State only the number of lines that contain the string "matplotlib".

···

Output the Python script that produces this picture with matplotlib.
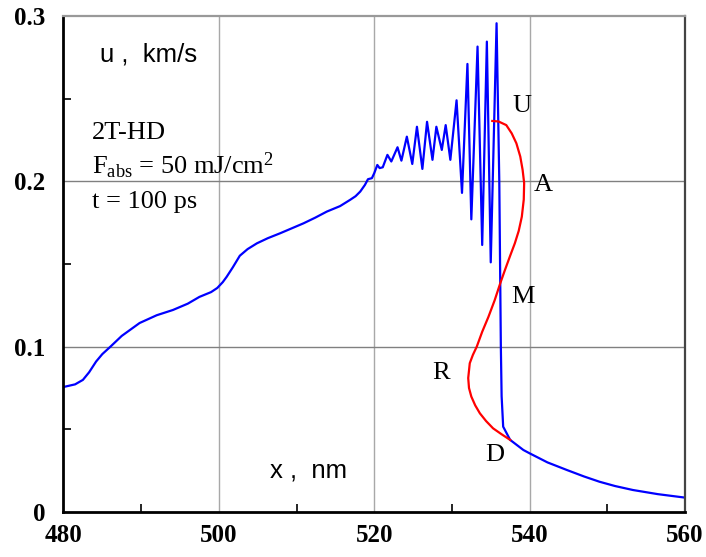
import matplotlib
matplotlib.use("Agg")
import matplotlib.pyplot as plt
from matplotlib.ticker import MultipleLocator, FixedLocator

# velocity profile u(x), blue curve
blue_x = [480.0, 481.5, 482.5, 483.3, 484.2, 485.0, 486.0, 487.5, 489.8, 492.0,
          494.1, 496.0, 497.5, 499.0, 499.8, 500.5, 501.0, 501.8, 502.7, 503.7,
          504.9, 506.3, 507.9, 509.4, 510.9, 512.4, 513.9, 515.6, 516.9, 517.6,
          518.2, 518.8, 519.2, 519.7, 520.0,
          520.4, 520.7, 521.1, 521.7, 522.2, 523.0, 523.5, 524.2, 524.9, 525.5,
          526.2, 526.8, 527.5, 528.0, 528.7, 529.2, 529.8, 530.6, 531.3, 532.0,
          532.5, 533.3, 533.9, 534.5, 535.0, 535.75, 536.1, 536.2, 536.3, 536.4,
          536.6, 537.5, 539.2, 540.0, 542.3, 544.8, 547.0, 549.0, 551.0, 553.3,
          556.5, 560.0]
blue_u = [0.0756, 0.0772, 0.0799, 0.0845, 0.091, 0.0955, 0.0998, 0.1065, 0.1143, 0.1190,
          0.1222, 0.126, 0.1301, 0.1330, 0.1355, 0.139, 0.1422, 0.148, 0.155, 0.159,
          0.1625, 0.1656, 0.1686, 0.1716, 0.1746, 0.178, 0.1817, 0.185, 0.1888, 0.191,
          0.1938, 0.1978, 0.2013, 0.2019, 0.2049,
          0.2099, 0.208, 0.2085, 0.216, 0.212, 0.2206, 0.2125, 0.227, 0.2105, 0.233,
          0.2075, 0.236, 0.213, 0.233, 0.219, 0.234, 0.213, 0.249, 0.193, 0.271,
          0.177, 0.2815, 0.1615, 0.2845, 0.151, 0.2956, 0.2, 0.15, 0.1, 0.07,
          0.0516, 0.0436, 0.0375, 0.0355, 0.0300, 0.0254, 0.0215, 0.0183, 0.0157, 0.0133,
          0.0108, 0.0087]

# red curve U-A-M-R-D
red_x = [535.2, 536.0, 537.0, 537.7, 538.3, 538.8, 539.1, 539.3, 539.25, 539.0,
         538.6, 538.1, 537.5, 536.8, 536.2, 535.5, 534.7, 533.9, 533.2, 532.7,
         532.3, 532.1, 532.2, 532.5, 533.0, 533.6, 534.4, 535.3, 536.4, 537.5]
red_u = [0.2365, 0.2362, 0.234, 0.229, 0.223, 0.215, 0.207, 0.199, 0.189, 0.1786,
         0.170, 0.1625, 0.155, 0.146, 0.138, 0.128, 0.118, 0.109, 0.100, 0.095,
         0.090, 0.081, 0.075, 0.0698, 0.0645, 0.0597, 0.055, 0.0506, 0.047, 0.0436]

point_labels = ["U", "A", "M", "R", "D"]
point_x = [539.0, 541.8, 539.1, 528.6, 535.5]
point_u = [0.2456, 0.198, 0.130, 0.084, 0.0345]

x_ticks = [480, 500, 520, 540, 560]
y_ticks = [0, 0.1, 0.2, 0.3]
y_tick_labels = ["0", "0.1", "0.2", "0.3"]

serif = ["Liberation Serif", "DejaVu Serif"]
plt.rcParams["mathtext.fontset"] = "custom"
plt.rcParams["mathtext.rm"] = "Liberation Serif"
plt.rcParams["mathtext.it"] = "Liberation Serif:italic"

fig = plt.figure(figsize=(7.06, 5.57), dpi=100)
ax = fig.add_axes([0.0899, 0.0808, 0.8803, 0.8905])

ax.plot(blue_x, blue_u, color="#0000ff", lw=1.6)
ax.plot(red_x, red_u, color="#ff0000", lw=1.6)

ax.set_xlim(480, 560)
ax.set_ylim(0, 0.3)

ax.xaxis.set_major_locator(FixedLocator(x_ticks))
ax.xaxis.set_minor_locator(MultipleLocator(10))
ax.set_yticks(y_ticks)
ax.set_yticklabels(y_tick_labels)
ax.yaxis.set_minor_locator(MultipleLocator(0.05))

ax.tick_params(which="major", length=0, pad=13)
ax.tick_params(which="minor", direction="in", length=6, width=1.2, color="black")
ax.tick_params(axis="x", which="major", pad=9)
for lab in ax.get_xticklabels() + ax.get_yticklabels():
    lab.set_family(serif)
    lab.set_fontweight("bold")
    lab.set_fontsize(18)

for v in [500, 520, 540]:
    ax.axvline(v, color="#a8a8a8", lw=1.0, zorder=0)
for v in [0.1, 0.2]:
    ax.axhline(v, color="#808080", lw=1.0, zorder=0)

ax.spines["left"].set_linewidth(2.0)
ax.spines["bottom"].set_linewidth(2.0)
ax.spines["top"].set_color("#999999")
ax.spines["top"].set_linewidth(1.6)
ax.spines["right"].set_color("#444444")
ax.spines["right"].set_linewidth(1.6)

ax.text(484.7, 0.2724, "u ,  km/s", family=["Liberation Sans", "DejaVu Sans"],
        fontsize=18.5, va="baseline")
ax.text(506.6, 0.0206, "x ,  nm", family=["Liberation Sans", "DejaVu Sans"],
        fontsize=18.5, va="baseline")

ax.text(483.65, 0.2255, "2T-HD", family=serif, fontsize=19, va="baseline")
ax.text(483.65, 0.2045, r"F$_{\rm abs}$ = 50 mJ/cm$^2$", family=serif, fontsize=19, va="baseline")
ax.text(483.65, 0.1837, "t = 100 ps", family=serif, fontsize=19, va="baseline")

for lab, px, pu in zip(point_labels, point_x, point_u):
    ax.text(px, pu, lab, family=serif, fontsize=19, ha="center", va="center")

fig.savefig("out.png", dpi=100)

···

Result for this task: 5